Wrong answer. Yes, of course he can ask, and it's certainly important that he
can, but that can't be the real solution. Having to ask things about the
implementation takes up a lot of effort and time on both sides. (A programmer
will need to wait for you actually being present in IRC or write a message to
the mailing list, for example, and then this may still end up as a lengthy
discussion.)
A real solution would involve making it a rare occurence to actually have to
ask. This involves good docs, but also structuring the projects code in a way
that makes it easy to understand and work with, even for newcomers.

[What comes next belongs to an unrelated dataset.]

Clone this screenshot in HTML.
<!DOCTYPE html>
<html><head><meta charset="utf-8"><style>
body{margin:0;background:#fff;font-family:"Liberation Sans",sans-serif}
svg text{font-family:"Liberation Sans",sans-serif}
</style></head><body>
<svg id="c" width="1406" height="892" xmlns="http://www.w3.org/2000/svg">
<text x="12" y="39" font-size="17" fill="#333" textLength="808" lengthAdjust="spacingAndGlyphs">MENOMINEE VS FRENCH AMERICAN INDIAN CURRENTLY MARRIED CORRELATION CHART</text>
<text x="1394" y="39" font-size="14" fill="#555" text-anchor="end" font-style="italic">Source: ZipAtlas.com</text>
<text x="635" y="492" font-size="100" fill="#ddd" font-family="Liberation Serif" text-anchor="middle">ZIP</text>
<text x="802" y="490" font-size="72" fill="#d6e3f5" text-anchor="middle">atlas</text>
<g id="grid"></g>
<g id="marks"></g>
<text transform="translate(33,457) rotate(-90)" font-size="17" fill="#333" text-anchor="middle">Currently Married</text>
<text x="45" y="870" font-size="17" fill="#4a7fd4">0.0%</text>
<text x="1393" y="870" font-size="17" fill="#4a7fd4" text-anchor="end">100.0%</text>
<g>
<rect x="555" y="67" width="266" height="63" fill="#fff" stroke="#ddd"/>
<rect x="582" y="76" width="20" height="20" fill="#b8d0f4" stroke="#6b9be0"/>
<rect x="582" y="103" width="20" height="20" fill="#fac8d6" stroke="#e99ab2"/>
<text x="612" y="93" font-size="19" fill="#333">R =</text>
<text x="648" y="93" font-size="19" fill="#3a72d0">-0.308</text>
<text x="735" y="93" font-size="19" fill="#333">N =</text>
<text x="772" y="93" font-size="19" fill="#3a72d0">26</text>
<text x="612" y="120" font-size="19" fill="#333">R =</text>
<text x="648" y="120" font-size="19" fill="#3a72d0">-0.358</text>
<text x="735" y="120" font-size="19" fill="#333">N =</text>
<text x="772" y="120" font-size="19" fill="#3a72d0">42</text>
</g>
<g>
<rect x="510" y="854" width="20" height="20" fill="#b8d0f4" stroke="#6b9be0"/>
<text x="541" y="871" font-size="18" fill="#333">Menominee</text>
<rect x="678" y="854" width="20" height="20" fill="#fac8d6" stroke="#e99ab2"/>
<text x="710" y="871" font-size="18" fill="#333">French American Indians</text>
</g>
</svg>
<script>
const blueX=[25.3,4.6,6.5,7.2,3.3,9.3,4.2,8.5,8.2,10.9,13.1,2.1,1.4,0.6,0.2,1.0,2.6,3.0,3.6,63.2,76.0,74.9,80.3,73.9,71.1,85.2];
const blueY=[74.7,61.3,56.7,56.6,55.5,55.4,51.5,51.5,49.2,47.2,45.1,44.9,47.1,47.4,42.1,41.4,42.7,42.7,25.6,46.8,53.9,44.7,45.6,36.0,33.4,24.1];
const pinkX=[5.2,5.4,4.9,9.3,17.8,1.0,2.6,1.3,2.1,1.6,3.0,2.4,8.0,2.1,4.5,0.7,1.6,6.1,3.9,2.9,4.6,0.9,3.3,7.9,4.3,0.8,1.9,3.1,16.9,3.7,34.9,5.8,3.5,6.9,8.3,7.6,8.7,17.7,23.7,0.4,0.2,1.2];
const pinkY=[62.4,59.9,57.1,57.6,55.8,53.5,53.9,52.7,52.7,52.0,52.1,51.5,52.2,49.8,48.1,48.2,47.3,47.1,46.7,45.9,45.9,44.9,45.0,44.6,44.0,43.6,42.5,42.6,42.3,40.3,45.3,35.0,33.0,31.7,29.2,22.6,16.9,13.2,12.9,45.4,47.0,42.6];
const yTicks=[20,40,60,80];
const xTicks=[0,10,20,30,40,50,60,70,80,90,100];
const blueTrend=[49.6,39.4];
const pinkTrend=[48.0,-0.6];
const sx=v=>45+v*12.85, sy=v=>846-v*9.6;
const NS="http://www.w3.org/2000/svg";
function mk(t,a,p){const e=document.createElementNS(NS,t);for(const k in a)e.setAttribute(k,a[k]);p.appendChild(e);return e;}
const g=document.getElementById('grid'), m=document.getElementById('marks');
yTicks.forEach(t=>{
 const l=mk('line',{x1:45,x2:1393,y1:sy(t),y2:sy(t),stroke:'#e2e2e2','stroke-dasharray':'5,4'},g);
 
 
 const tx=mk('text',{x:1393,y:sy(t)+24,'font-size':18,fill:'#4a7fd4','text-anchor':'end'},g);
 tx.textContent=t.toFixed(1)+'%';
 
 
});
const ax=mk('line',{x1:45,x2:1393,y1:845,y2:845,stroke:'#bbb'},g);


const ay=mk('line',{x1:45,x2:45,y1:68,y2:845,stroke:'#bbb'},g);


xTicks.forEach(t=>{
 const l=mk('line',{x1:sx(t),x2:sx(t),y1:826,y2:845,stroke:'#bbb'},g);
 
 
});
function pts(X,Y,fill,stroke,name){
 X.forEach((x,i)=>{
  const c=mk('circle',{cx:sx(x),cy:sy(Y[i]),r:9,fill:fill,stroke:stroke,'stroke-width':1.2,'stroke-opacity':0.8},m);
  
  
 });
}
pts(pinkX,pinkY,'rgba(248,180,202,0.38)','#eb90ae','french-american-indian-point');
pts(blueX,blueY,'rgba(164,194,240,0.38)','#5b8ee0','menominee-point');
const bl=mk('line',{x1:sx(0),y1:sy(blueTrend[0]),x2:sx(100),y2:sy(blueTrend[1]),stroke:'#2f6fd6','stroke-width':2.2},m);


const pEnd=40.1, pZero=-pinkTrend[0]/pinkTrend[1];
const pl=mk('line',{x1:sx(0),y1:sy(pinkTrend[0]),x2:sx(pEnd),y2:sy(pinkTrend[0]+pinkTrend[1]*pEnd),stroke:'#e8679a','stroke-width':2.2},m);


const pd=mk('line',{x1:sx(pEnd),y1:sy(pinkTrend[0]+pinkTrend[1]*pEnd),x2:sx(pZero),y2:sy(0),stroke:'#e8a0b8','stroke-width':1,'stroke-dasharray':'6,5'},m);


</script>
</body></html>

> It is more important that it be simple to build 3rd party
> apps than that it be simple to add on to the node, because the latter is
> always going to be harder anyway.
Exactly my point. Which is why I'm arguing for implementing those enduser
features that are supplied by the project itself in exactly the same way that
any other third party app would be implemented.
> But the key problem here is a lack of communication, which mostly emerges
> from the fact that you cannot easily and safely communicate with the devs
> from within the network. The way to fix this is:
> - Implement and bundle an IRC proxy.
> - Implement and bundle an email proxy, and tie it into the email lists.

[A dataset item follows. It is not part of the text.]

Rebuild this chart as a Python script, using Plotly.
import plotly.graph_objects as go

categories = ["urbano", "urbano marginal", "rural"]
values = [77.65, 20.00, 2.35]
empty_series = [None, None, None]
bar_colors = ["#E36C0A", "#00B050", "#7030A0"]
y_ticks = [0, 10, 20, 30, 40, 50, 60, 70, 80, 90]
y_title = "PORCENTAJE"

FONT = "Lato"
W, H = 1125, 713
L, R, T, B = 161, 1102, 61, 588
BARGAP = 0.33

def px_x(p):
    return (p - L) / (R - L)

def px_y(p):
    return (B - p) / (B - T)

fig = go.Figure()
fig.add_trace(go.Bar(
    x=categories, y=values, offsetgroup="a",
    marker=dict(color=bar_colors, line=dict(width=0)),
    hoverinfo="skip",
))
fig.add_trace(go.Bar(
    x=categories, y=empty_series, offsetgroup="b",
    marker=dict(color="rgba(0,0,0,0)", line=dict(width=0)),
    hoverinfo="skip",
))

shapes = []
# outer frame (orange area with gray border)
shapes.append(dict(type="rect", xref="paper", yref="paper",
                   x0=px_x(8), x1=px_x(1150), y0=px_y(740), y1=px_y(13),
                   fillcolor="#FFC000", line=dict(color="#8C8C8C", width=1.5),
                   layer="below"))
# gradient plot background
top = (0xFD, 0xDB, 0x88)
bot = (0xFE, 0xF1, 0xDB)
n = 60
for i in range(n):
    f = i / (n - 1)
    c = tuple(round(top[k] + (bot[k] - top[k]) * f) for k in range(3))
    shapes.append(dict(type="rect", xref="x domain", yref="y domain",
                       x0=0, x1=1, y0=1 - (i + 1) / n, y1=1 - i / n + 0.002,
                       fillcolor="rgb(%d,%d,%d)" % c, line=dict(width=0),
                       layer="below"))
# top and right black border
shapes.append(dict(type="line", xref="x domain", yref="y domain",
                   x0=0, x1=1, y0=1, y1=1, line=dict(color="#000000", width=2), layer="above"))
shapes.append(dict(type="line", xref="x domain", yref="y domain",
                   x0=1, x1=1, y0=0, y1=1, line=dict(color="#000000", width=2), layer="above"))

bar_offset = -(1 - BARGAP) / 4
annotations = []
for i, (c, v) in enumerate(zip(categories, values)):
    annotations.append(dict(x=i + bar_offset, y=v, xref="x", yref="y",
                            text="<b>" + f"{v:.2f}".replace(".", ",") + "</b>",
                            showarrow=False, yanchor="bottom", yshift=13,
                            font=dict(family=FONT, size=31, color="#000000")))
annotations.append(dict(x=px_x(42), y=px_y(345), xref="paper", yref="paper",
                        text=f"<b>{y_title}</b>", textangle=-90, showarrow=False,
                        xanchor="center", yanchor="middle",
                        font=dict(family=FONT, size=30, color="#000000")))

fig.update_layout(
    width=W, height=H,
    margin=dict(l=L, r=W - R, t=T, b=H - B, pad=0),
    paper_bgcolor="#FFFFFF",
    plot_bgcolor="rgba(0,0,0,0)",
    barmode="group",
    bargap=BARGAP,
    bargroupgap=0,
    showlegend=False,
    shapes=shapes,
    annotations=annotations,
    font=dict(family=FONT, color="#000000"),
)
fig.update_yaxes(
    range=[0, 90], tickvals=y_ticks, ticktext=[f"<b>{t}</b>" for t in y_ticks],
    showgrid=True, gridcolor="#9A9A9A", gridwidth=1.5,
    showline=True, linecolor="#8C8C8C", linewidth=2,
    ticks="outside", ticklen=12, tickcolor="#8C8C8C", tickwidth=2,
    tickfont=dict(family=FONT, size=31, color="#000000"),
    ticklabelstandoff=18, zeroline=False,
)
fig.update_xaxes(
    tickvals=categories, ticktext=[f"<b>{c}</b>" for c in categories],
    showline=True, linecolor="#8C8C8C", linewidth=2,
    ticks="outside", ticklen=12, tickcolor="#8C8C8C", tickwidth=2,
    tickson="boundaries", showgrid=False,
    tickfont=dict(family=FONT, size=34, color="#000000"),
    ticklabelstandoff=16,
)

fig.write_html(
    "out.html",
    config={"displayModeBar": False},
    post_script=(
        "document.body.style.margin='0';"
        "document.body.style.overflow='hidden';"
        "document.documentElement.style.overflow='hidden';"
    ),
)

> - In the meantime, use Frost.
> - Look into distributed version control systems.
okay...
> > If the code were in a seperate program, this would be a lot easier. The
> > general outline of the program, "the way of doing things" in there could
> > be simpler, more streamlined and better adapted to the needs of an
> > end-user tool.
>
> The whole idea of "a separate program" is pretty dubious in java. A
> separate code module maybe, but that's a lot of extra complexity for
> zero gain - you would ALWAYS and I mean ALWAYS need to run the second
> module, to provide FCPv2, if you run any clients.

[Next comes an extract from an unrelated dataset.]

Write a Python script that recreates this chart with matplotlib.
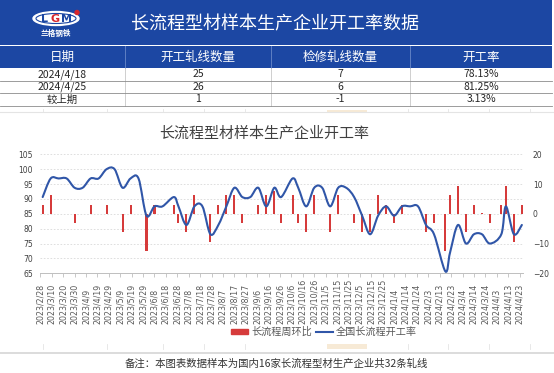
import matplotlib
matplotlib.use("Agg")
import matplotlib.pyplot as plt
import matplotlib.dates as mdates
from matplotlib.path import Path
from matplotlib.patches import PathPatch, Rectangle, Ellipse, Circle
from matplotlib.lines import Line2D
from matplotlib.ticker import MultipleLocator
import numpy as np
import pandas as pd

CJK = ["Noto Sans CJK SC", "DejaVu Sans"]
plt.rcParams["font.family"] = CJK
plt.rcParams["axes.unicode_minus"] = True

# weekly survey dates (holiday weeks shifted)
dates = ["2023-03-02", "2023-03-09", "2023-03-16", "2023-03-23", "2023-03-30",
         "2023-04-06", "2023-04-13", "2023-04-20", "2023-04-27", "2023-05-04",
         "2023-05-11", "2023-05-18", "2023-05-25", "2023-06-01", "2023-06-08",
         "2023-06-15", "2023-06-25", "2023-06-29", "2023-07-06", "2023-07-13",
         "2023-07-20", "2023-07-27", "2023-08-03", "2023-08-10", "2023-08-17",
         "2023-08-24", "2023-08-31", "2023-09-07", "2023-09-14", "2023-09-21",
         "2023-09-27", "2023-10-07", "2023-10-12", "2023-10-19", "2023-10-26",
         "2023-11-02", "2023-11-09", "2023-11-16", "2023-11-23", "2023-11-30",
         "2023-12-07", "2023-12-14", "2023-12-21", "2023-12-28", "2024-01-04",
         "2024-01-11", "2024-01-18", "2024-01-25", "2024-02-01", "2024-02-08",
         "2024-02-18", "2024-02-22", "2024-02-29", "2024-03-07", "2024-03-14",
         "2024-03-21", "2024-03-28", "2024-04-07", "2024-04-11", "2024-04-18",
         "2024-04-25"]

# 全国长流程开工率 (%)
rate = [90.625, 96.875, 96.875, 96.875, 93.75, 93.75, 96.875, 96.875, 100, 100,
        93.75, 96.875, 96.875, 84.375, 87.5, 87.5, 90.625, 87.5, 81.25, 87.5,
        87.5, 78.125, 81.25, 87.5, 93.75, 90.625, 90.625, 93.75, 87.5, 93.75,
        90.625, 96.875, 93.75, 87.5, 93.75, 93.75, 87.5, 93.75, 93.75, 90.625,
        84.375, 78.125, 84.375, 87.5, 84.375, 87.5, 87.5, 87.5, 81.25, 78.125,
        65.625, 71.875, 81.25, 75, 78.125, 78.125, 75, 78.125, 87.5, 78.125,
        81.25]

# 长流程周环比
wow = [3.125, 6.25, 0, 0, -3.125, 0, 3.125, 0, 3.125, 0,
       -6.25, 3.125, 0, -12.5, 3.125, 0, 3.125, -3.125, -6.25, 6.25,
       0, -9.375, 3.125, 6.25, 6.25, -3.125, 0, 3.125, 6.25, 7.5,
       -3.125, 6.25, -3.125, -6.25, 6.25, 0, -6.25, 6.25, 0, -3.125,
       -6.25, -6.25, 6.25, 3.125, -3.125, 3.125, 0, 0, -6.25, -3.125,
       -12.5, 6.25, 9.375, -6.25, 3.125, 0.4, -3.125, 3.125, 9.375, -9.375,
       3.125]

table_cols = ["日期", "开工轧线数量", "检修轧线数量", "开工率"]
table_rows = [["2024/4/18", "25", "7", "78.13%"],
              ["2024/4/25", "26", "6", "81.25%"],
              ["较上期", "1", "-1", "3.13%"]]

title = "长流程型材样本生产企业开工率数据"
chart_title = "长流程型材样本生产企业开工率"
note = "备注：本图表数据样本为国内16家长流程型材生产企业共32条轧线"
bar_label = "长流程周环比"
line_label = "全国长流程开工率"

BLUE_HDR = "#1c47a3"
RED = "#d63b3b"
LINE = "#3056a8"

W, H = 554, 373
fig = plt.figure(figsize=(W / 100, H / 100), dpi=100)

# background layer in pixel coordinates
bg = fig.add_axes([0, 0, 1, 1])
bg.set_xlim(0, W)
bg.set_ylim(H, 0)
bg.axis("off")

# header band + logo + title
bg.add_patch(Rectangle((0, 0), 552, 45, color=BLUE_HDR, lw=0))
bg.add_patch(Rectangle((0, 45.8), 552, 22.2, color=BLUE_HDR, lw=0))
bg.add_patch(Ellipse((56, 18.5), 46, 14, facecolor="white", edgecolor="white"))
bg.add_patch(Ellipse((56, 18.5), 40, 10, facecolor="none", edgecolor=BLUE_HDR, lw=0.8))
for ch, cx, col in [("L", 45, BLUE_HDR), ("G", 55, "#d7262c"), ("M", 66, BLUE_HDR)]:
    bg.text(cx, 19, ch, color=col, fontsize=8, fontweight="bold",
            ha="center", va="center", family="DejaVu Sans")
bg.add_patch(Circle((77, 12.5), 2, color="#d7262c"))
bg.text(56, 33, "兰格钢铁", color="white", fontsize=5.5, fontweight="bold",
        ha="center", va="center")
bg.text(275.5, 24, title, color="white", fontsize=13, ha="center", va="center")

# table
col_edges = [0, 125, 271, 410, 552]
for i, name in enumerate(table_cols):
    cx = (col_edges[i] + col_edges[i + 1]) / 2
    bg.text(cx, 57, name, color="white", fontsize=9, ha="center", va="center")
for xe in col_edges[1:-1]:
    bg.plot([xe, xe], [45.8, 68], color="#5f7fc4", lw=0.7)
    bg.plot([xe, xe], [68, 106], color="#c8c8c8", lw=0.6)
row_y = [68, 80.5, 93, 106]
for yy in row_y[1:]:
    bg.plot([0, 552], [yy, yy], color="#8c8c8c", lw=0.6)
for r, row in enumerate(table_rows):
    cy = (row_y[r] + row_y[r + 1]) / 2
    for i, val in enumerate(row):
        cx = (col_edges[i] + col_edges[i + 1]) / 2
        bg.text(cx, cy, val, color="#262626", fontsize=7.5, ha="center", va="center")

# faint sheet lines above and below the chart
cell_x = [43, 107, 163, 204, 245, 408, 448, 489, 530]
bg.plot([0, W], [111.5, 111.5], color="#e4e4e4", lw=0.8)
bg.plot([0, W], [352.5, 352.5], color="#d6d6d6", lw=1.2)
for cx in cell_x:
    bg.plot([cx, cx], [109, 112], color="#e4e4e4", lw=0.6)
    bg.plot([cx, cx], [344, 349], color="#e4e4e4", lw=0.6)
bg.add_patch(Rectangle((327, 109.5), 40, 3.5, color="#f7ead6", lw=0))
bg.add_patch(Rectangle((327, 344), 40, 5, color="#f7ead6", lw=0))

bg.text(264.5, 134, chart_title, color="#404040", fontsize=10.8,
        ha="center", va="center")
bg.text(276, 364, note, color="#333333", fontsize=7.5, ha="center", va="center")

# chart
ax = fig.add_axes([40 / W, (H - 273.3) / H, (523 - 40) / W, 119 / H])
ax2 = ax.twinx()

x = mdates.date2num(pd.to_datetime(dates))
x0 = mdates.date2num(pd.Timestamp("2023-02-28"))
x1 = mdates.date2num(pd.Timestamp("2024-04-26"))

ax2.bar(x, wow, width=1.8, color=RED, zorder=2)
ax2.set_ylim(-20, 20)
ax2.set_yticks([-20, -10, 0, 10, 20])
ax2.yaxis.set_minor_locator(MultipleLocator(5))
ax2.set_axisbelow(True)
ax2.grid(axis="y", which="both", color="#d9d9d9", lw=0.6, linestyle=(0, (2, 2)))
ax2.tick_params(axis="y", which="both", length=0, labelsize=5.5,
                labelcolor="#404040", pad=7)
for lab in ax2.get_yticklabels():
    lab.set_family("DejaVu Sans")

# smoothed line (cubic bezier through each point)
P = np.column_stack([x, rate])
n = len(P)
verts = [P[0]]
codes = [Path.MOVETO]
for i in range(n - 1):
    p_prev = P[i - 1] if i > 0 else P[i]
    p_next = P[i + 2] if i + 2 < n else P[i + 1]
    c1 = P[i] + (P[i + 1] - p_prev) / 6
    c2 = P[i + 1] - (p_next - P[i]) / 6
    verts += [c1, c2, P[i + 1]]
    codes += [Path.CURVE4] * 3
ax.add_patch(PathPatch(Path(verts, codes), facecolor="none", edgecolor=LINE,
                       lw=1.5, capstyle="round", joinstyle="round"))
ax.set_ylim(65, 105)
ax.set_yticks(np.arange(65, 106, 5))
ax.set_xlim(x0 - 0.35, x1)
ax.tick_params(axis="y", length=0, labelsize=5.5, labelcolor="#404040", pad=5)
for lab in ax.get_yticklabels():
    lab.set_family("DejaVu Sans")

ticks = pd.date_range("2023-02-28", "2024-04-23", freq="10D")
ax.set_xticks(mdates.date2num(ticks))
ax.set_xticklabels([f"{d.year}/{d.month}/{d.day}" for d in ticks], rotation=90,
                   fontsize=5.7, color="#595959", family="DejaVu Sans")
# labels share a common baseline at the bottom, as in the source
ax.tick_params(axis="x", length=2.7, color="#bfbfbf", width=0.6, pad=34)
for lab in ax.get_xticklabels():
    lab.set_va("bottom")

ax.set_zorder(ax2.get_zorder() + 1)
ax.patch.set_visible(False)
ax2.patch.set_visible(False)
for a in (ax, ax2):
    for s in a.spines.values():
        s.set_visible(False)
ax.spines["bottom"].set_visible(True)
ax.spines["bottom"].set_color("#bfbfbf")
ax.spines["bottom"].set_linewidth(0.7)

handles = [Rectangle((0, 0), 1, 1, color=RED), Line2D([], [], color=LINE, lw=1.5)]
fig.legend(handles, [bar_label, line_label], loc="center",
           bbox_to_anchor=(324 / W, (H - 332) / H), ncol=2, frameon=False,
           fontsize=7.3, handlelength=1.7, handleheight=0.5, handletextpad=0.3,
           columnspacing=0.4, labelcolor="#595959")

fig.savefig("out.png", dpi=100)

Huh? FCPv2 is certainly core functionality. I was talking about moving _non_
core functionality out of the node.
> Now, it might be a slight gain from a development view, but the same could
> be achieved by having a separate module and having the two built into a
> single jar with internal interfaces between them.
>
> > Then there is also the issue that people working on enduser related code
> > might easily break some of the node's core functionality if it's all one
> > big program.
>
> End-user code such as?
Everything that actually does something for the user with the functionality
provided by FCPv2. I'd classify enduser code (in this case) as "anything that
is or could be implemented using FCP(v2)".
> CVS does not have fine-grained access control. You cannot grant somebody
> write access to one module but not to another. Now, maybe this is fixed
> by Subversion...
Not to my knowledge. I've been using Subversion for some time now. There are
two ways (that I know of) of accessing the repository, an Apache module based
on WebDAV and a dedicated server "svnserve". I've only been using the Apache
module so far, and in that case access control is done by Apache. I'm not an
expert in Apache, is it possible to do access control access based on the
supplied URL instead of based on what it maps to on the filesystem? If yes,
then you'd have your fine-grained access control.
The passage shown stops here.